Harris bem colocada nos brancos suburbanos
A estratégia de Kamala nestes dias finais passa muito por subir nos eleitores suburbanos, como os de Milwaukee, para compensar bolsas de fraqueza na coligação democrata. Trump alienou uma parte considerável dos eleitores suburbanos com formação universitária, que ajudam a decidir as eleições presidenciais, acelerando o seu afastamento do Partido Republicano. Harris precisa deles para neutralizar o que, aparentemente, está a perder nos homens negros e hispânicos. A divisão política dos EUA já foi a divisão entre as cidades democráticas e os subúrbios republicanos. Essa divisão atravessa agora cada vez mais os subúrbios, com enclaves internos como o de Milwaukee a tornarem-se roxos (oscilantes) ou azuis (democratas) e os exteriores - e áreas rurais - a permanecerem vermelhos (republicanos).

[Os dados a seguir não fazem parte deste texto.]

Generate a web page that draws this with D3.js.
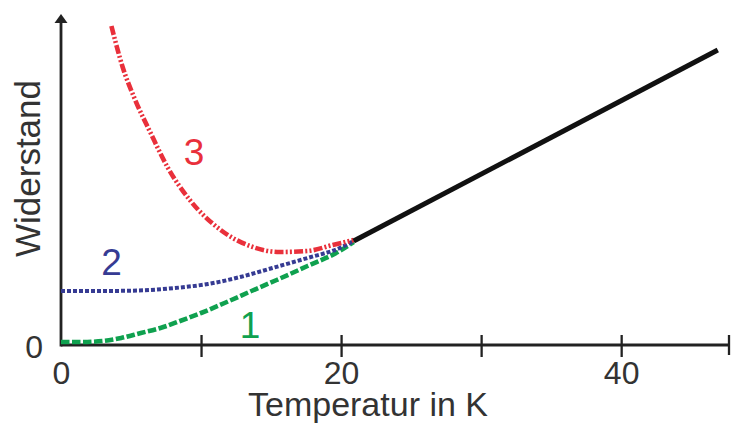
<!DOCTYPE html>
<html><head><meta charset="utf-8">
<script src="https://cdn.jsdelivr.net/npm/d3@7"></script>
<style>
html,body{margin:0;padding:0;background:#fff;}
svg{display:block;font-family:"Liberation Sans",Arial,sans-serif;}
</style></head>
<body><svg id="c" width="731" height="423"></svg>
<script>
// Data (T in K, R in arbitrary units)
const xTicks = [0, 10, 20, 30, 40];
const xTickLabels = ["0", "", "20", "", "40"];
const yTickLabel = "0";
const curve1 = [[0,0.3],[1.5,0.3],[3,0.4],[4.3,0.7],[5.7,1.2],[7.1,1.7],[8.5,2.4],[10,3.2],[12,4.4],[13.6,5.4],[15.4,6.5],[17.6,7.9],[19.9,9.4],[20.9,10.3]];
const curve2 = [[0,5.4],[3,5.4],[5.5,5.45],[8.5,5.75],[10.5,6.1],[12.8,6.8],[15.1,7.7],[17.6,8.7],[19.9,9.7],[20.9,10.4]];
const curve3 = [[3.6,31.9],[4.4,27.8],[5.3,24.5],[6.4,21.2],[7.6,17.8],[9.2,14.5],[11.4,11.5],[13.7,9.8],[15.6,9.3],[17.6,9.4],[19.4,10.0],[20.9,10.5]];
const normal = [[20.9,10.4],[46.9,29.5]];
const curveLabels = [["1",13.5,0.7],["2",3.6,7.0],["3",9.5,18.0]];

const svg = d3.select("#c");
const x = d3.scaleLinear().domain([0, 47.7]).range([61, 729]);
const y = d3.scaleLinear().domain([0, 33]).range([345, 15]);
const axisCol = "#222";

// x axis
svg.append("line").attr("x1", x(0)).attr("x2", x(47.7)).attr("y1", y(0)).attr("y2", y(0))
  .attr("stroke", axisCol).attr("stroke-width", 2.8);
svg.append("line").attr("x1", x(47.7)).attr("x2", x(47.7)).attr("y1", y(0)-10).attr("y2", y(0)+10)
  .attr("stroke", axisCol).attr("stroke-width", 2.3);
const ax = svg.append("g").attr("transform", `translate(0,${y(0)})`)
  .call(d3.axisBottom(x).tickValues(xTicks).tickSize(12).tickPadding(6)
    .tickFormat((d,i) => xTickLabels[i]));
ax.select(".domain").remove();
ax.selectAll(".tick line").attr("y1", -10).attr("y2", 12).attr("stroke", axisCol).attr("stroke-width", 2.3)
  .filter(d => d === 0).remove();
ax.selectAll(".tick text").attr("font-size", 32).attr("fill", "#333")
  .attr("font-family", "Liberation Sans, Arial, sans-serif").attr("y", 39).attr("dy", 0);

// y axis with arrow
svg.append("line").attr("x1", x(0)).attr("x2", x(0)).attr("y1", y(0)+1.4).attr("y2", 21)
  .attr("stroke", axisCol).attr("stroke-width", 2.8);
svg.append("path").attr("d", `M${x(0)},14 L${x(0)-6.5},23 L${x(0)+6.5},23 Z`).attr("fill", axisCol);
svg.append("text").attr("x", 43).attr("y", 358).attr("text-anchor", "end")
  .attr("font-size", 32).attr("fill", "#333").text(yTickLabel);

// axis titles
svg.append("text").attr("x", 368).attr("y", 416).attr("text-anchor", "middle")
  .attr("font-size", 34).attr("fill", "#333").text("Temperatur in K");
svg.append("text").attr("transform", "translate(40,168.5) rotate(-90)").attr("text-anchor", "middle")
  .attr("font-size", 35).attr("fill", "#333").text("Widerstand");

const line = d3.line().x(d => x(d[0])).y(d => y(d[1])).curve(d3.curveMonotoneX);

svg.append("path").datum(curve1).attr("d", line).attr("fill", "none")
  .attr("stroke", "#0fa14f").attr("stroke-width", 4.6).attr("stroke-dasharray", "8.5,2.5");
svg.append("path").datum(curve2).attr("d", line).attr("fill", "none")
  .attr("stroke", "#363b93").attr("stroke-width", 4).attr("stroke-dasharray", "4,2");
svg.append("path").datum(curve3).attr("d", line).attr("fill", "none")
  .attr("stroke", "#e9303b").attr("stroke-width", 4.6).attr("stroke-dasharray", "9,2.2,2,2.2,2,2.2");
svg.append("path").datum(normal).attr("d", line).attr("fill", "none")
  .attr("stroke", "#111").attr("stroke-width", 5);

const labCol = {"1":"#0fa14f","2":"#363b93","3":"#e9303b"};
svg.selectAll(".clab").data(curveLabels).enter().append("text")
  .attr("x", d => x(d[1])).attr("y", d => y(d[2])).attr("text-anchor", "middle")
  .attr("font-size", 37).attr("fill", d => labCol[d[0]]).text(d => d[0]);
</script></body></html>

Uma sondagem do The Wall Street Journal sobre os sete estados decisivos mostra Harris à frente de Trump por sete pontos percentuais nas áreas suburbanas, 51% a 44%. Biden ganhou nas áreas suburbanas por 10 pontos percentuais em 2020, embora essa percentagem tenha sido para os subúrbios em todo o país, incluindo em estados fortemente democratas. O mesmo estudo coloca Kamala à frente de Trump por 52/43 entre os eleitores brancos com diploma universitário nos sete estados decisivos.
Trump há muito que critica as cidades governadas pelos democratas e explora temas como o crime, a imigração e a habitação de baixos rendimentos poderem espalhar-se para os subúrbios, onde vive cerca de metade do eleitorado.